***** Source data *****

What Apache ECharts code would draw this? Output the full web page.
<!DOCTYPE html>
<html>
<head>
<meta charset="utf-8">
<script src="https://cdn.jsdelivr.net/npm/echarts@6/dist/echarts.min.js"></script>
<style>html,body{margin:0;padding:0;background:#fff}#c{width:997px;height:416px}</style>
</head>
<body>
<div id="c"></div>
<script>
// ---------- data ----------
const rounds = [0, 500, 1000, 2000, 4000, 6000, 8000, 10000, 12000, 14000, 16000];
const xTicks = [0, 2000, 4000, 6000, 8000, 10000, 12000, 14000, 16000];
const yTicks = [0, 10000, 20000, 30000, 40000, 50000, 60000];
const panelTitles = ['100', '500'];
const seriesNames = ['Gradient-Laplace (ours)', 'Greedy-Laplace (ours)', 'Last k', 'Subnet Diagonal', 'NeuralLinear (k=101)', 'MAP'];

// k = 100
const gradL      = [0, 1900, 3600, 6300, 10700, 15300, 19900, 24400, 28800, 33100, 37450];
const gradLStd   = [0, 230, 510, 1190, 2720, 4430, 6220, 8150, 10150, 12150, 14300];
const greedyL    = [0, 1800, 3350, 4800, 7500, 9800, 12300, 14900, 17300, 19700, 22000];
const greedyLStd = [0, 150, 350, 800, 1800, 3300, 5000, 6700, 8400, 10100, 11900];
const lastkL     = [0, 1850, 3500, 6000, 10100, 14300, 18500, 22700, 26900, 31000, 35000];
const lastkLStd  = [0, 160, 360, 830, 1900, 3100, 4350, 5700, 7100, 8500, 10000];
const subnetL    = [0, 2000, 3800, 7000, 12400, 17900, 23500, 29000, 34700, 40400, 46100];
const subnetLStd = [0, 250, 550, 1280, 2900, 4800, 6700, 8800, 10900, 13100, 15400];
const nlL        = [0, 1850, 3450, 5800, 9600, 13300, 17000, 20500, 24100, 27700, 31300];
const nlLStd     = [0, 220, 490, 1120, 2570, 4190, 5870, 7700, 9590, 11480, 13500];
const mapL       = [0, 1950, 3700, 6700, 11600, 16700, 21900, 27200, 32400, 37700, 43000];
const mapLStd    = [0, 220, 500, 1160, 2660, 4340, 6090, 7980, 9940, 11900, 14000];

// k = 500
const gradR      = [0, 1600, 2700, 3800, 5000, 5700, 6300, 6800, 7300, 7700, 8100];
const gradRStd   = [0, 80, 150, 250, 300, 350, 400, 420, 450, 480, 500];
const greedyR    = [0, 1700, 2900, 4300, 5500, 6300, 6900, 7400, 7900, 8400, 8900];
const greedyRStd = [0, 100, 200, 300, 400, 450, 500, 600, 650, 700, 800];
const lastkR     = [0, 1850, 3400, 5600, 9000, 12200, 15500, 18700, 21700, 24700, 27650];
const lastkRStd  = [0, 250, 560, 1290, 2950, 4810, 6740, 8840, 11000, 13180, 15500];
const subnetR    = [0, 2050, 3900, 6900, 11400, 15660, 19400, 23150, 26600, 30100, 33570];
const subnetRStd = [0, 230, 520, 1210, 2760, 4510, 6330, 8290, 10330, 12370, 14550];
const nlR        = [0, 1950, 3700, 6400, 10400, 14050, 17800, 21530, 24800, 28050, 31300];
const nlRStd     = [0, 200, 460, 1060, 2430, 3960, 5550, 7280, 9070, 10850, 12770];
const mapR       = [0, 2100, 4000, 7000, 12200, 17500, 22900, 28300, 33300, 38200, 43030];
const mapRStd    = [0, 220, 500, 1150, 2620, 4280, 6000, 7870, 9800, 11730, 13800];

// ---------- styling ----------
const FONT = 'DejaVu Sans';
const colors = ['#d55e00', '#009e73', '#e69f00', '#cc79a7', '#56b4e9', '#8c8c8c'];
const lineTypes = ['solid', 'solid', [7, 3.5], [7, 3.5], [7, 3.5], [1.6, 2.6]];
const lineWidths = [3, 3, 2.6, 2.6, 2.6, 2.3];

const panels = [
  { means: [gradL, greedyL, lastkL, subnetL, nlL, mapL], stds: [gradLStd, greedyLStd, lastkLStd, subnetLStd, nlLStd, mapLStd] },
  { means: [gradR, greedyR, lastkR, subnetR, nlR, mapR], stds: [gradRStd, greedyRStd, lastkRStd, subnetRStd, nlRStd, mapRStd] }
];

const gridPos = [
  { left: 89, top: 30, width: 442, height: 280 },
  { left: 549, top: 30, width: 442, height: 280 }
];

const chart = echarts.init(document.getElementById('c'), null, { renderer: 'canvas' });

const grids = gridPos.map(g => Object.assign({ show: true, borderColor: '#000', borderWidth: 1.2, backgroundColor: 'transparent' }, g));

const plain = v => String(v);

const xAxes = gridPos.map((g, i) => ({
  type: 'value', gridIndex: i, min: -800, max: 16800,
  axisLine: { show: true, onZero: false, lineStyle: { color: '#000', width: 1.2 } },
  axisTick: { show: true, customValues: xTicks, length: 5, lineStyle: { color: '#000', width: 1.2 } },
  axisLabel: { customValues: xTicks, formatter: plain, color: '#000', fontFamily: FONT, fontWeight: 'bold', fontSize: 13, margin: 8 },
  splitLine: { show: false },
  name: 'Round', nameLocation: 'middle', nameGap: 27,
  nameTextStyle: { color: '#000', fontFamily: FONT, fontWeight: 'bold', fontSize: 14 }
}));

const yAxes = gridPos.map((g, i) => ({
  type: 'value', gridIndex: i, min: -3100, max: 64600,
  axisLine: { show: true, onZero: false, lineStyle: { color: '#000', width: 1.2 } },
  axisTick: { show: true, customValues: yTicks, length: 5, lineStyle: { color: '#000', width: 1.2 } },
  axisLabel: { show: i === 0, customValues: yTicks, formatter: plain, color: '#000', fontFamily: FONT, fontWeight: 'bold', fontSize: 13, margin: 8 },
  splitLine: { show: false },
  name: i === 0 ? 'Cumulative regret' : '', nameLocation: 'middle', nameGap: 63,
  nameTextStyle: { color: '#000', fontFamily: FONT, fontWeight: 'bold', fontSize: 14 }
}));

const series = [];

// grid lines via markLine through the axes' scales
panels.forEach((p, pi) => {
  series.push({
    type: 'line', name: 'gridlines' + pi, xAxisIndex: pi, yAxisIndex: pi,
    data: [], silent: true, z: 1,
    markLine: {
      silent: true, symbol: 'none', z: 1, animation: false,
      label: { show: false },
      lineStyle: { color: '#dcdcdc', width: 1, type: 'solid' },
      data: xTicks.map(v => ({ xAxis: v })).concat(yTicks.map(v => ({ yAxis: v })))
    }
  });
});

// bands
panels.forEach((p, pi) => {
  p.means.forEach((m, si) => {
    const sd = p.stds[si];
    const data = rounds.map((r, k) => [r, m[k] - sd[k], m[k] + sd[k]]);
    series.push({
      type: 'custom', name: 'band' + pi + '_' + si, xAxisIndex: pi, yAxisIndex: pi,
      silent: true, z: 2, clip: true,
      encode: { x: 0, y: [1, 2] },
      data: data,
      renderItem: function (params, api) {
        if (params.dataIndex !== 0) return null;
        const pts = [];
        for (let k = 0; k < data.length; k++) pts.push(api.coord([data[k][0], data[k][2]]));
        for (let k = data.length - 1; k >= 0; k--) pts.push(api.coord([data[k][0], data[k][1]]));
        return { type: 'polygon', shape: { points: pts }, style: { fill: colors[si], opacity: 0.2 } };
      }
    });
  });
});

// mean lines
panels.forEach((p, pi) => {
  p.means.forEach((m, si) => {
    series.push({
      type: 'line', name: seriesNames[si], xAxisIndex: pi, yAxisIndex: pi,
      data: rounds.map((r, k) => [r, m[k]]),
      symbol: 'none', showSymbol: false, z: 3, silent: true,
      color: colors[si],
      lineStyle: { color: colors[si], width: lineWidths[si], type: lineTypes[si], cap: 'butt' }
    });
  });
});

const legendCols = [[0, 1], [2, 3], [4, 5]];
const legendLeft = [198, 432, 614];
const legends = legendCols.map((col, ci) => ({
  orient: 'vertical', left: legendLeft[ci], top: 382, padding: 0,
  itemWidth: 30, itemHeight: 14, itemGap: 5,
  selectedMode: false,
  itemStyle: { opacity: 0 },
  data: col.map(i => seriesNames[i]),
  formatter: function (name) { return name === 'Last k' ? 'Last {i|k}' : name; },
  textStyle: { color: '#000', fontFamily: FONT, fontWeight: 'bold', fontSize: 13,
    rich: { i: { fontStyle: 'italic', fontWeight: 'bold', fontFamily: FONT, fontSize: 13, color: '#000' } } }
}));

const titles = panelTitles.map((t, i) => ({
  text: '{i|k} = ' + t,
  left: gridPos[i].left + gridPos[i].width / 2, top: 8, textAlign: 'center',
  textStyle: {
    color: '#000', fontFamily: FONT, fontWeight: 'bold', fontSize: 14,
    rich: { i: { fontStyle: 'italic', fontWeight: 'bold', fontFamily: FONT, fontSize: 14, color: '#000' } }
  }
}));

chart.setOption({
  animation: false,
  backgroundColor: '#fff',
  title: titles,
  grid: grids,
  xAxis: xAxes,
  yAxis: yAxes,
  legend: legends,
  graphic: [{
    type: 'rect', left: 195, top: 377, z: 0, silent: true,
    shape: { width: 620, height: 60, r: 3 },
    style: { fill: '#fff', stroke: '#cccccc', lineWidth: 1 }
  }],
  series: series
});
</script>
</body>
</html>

*****
***** Source data *****

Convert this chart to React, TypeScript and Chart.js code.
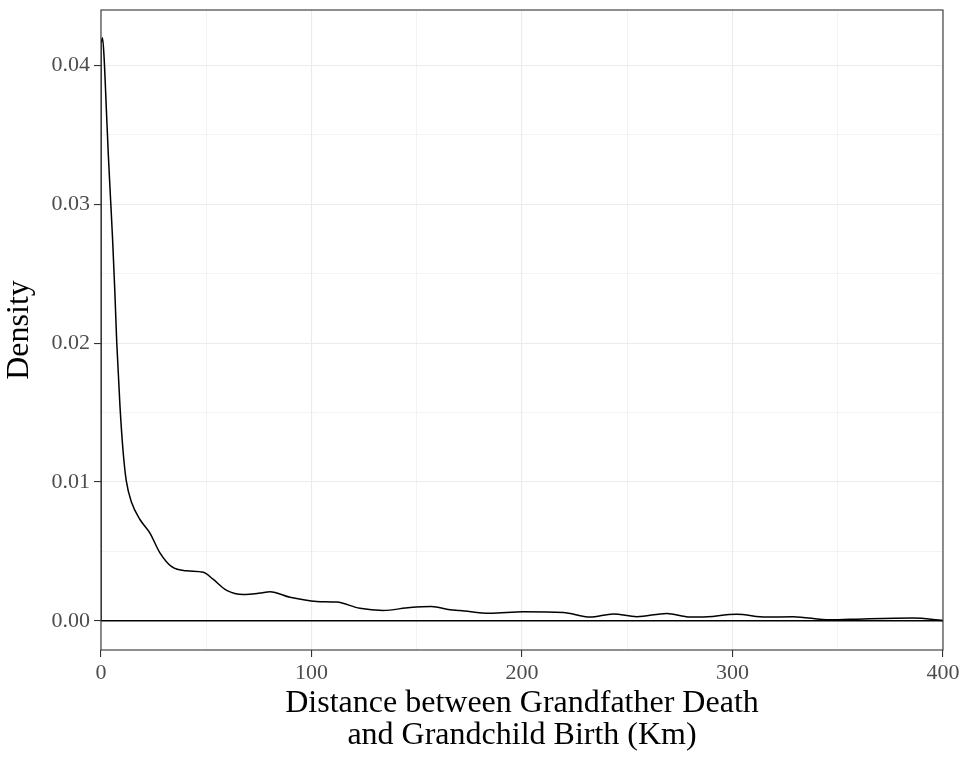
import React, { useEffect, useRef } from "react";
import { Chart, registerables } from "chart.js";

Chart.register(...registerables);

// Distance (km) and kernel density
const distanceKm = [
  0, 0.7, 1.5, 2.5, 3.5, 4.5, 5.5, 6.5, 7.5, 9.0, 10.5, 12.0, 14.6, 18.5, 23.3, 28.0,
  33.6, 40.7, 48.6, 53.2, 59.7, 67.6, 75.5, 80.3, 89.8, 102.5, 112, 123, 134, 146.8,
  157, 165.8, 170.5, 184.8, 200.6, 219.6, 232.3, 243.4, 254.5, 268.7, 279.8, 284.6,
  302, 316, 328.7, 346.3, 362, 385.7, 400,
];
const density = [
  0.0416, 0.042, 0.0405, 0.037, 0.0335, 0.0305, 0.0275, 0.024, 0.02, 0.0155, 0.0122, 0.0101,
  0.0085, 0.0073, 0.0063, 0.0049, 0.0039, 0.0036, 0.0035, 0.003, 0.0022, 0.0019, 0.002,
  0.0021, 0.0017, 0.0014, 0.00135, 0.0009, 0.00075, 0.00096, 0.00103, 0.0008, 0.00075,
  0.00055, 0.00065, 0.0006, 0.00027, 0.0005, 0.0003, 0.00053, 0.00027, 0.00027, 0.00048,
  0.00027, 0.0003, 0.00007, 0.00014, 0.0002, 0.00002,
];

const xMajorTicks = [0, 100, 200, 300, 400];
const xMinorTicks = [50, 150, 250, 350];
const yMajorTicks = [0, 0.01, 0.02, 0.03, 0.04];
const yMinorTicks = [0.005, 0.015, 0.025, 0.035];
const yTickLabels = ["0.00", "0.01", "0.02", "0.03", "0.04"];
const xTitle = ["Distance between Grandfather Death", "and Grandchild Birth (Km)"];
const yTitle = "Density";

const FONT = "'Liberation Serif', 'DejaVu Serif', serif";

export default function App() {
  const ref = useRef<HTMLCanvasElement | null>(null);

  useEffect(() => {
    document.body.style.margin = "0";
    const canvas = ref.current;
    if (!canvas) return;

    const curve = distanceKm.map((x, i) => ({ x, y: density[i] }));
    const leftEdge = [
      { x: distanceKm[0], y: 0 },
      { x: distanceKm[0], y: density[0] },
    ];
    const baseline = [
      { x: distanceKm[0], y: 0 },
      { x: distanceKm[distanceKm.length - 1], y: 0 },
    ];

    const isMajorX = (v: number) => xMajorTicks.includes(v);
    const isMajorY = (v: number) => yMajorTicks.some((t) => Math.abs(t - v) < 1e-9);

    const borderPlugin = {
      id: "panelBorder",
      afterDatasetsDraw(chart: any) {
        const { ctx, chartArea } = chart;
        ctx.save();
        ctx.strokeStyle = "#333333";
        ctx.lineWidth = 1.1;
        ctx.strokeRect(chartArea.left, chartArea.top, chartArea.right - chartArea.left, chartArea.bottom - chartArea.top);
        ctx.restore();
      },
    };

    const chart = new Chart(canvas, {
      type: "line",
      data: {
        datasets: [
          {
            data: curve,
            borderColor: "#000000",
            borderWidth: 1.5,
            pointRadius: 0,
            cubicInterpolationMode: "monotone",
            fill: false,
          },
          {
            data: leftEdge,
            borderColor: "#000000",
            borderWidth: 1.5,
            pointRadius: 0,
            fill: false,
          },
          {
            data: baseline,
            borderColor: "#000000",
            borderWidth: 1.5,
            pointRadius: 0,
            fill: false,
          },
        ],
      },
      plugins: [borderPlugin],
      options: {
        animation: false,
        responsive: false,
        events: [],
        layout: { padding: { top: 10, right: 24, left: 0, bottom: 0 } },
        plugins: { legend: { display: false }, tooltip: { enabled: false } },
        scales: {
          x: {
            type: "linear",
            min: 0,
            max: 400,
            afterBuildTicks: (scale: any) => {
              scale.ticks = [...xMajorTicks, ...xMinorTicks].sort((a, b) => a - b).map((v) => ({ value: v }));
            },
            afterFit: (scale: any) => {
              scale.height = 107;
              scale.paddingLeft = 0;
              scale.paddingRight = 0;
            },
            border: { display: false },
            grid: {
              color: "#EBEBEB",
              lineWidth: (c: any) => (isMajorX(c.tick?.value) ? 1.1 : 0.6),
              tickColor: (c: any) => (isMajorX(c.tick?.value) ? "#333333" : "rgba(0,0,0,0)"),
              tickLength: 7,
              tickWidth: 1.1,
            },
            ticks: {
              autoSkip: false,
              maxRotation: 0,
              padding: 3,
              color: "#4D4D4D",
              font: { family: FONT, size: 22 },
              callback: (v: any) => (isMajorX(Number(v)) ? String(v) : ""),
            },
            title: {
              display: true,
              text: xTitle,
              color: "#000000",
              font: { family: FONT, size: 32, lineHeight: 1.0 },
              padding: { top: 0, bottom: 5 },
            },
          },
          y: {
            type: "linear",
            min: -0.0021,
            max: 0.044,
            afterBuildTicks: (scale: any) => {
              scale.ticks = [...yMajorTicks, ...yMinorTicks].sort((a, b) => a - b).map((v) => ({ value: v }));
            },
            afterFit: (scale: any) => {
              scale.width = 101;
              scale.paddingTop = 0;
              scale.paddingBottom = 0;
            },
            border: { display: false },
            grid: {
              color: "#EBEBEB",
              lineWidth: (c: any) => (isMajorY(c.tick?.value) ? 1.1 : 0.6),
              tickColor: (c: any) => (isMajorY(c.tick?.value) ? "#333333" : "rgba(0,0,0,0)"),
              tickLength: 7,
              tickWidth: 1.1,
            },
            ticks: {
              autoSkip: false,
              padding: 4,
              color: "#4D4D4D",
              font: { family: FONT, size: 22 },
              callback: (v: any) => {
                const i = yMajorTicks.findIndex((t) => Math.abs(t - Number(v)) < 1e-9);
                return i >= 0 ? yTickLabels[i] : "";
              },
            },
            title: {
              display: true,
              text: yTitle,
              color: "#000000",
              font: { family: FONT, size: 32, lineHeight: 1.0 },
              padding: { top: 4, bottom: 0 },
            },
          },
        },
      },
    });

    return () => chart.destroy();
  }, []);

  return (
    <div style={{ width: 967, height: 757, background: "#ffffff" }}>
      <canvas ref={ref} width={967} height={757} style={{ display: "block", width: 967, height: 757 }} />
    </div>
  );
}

*****

**What you should do:**
Write out the lines running from the one that contains "Convert this chart" through the one that contains "const ref = useRef<HTMLCanvasElement", ends included, and nothing else. Pictures stay out of the copy.

**Output for this task:**
Convert this chart to React, TypeScript and Chart.js code.
import React, { useEffect, useRef } from "react";
import { Chart, registerables } from "chart.js";

Chart.register(...registerables);

// Distance (km) and kernel density
const distanceKm = [
  0, 0.7, 1.5, 2.5, 3.5, 4.5, 5.5, 6.5, 7.5, 9.0, 10.5, 12.0, 14.6, 18.5, 23.3, 28.0,
  33.6, 40.7, 48.6, 53.2, 59.7, 67.6, 75.5, 80.3, 89.8, 102.5, 112, 123, 134, 146.8,
  157, 165.8, 170.5, 184.8, 200.6, 219.6, 232.3, 243.4, 254.5, 268.7, 279.8, 284.6,
  302, 316, 328.7, 346.3, 362, 385.7, 400,
];
const density = [
  0.0416, 0.042, 0.0405, 0.037, 0.0335, 0.0305, 0.0275, 0.024, 0.02, 0.0155, 0.0122, 0.0101,
  0.0085, 0.0073, 0.0063, 0.0049, 0.0039, 0.0036, 0.0035, 0.003, 0.0022, 0.0019, 0.002,
  0.0021, 0.0017, 0.0014, 0.00135, 0.0009, 0.00075, 0.00096, 0.00103, 0.0008, 0.00075,
  0.00055, 0.00065, 0.0006, 0.00027, 0.0005, 0.0003, 0.00053, 0.00027, 0.00027, 0.00048,
  0.00027, 0.0003, 0.00007, 0.00014, 0.0002, 0.00002,
];

const xMajorTicks = [0, 100, 200, 300, 400];
const xMinorTicks = [50, 150, 250, 350];
const yMajorTicks = [0, 0.01, 0.02, 0.03, 0.04];
const yMinorTicks = [0.005, 0.015, 0.025, 0.035];
const yTickLabels = ["0.00", "0.01", "0.02", "0.03", "0.04"];
const xTitle = ["Distance between Grandfather Death", "and Grandchild Birth (Km)"];
const yTitle = "Density";

const FONT = "'Liberation Serif', 'DejaVu Serif', serif";

export default function App() {
  const ref = useRef<HTMLCanvasElement | null>(null);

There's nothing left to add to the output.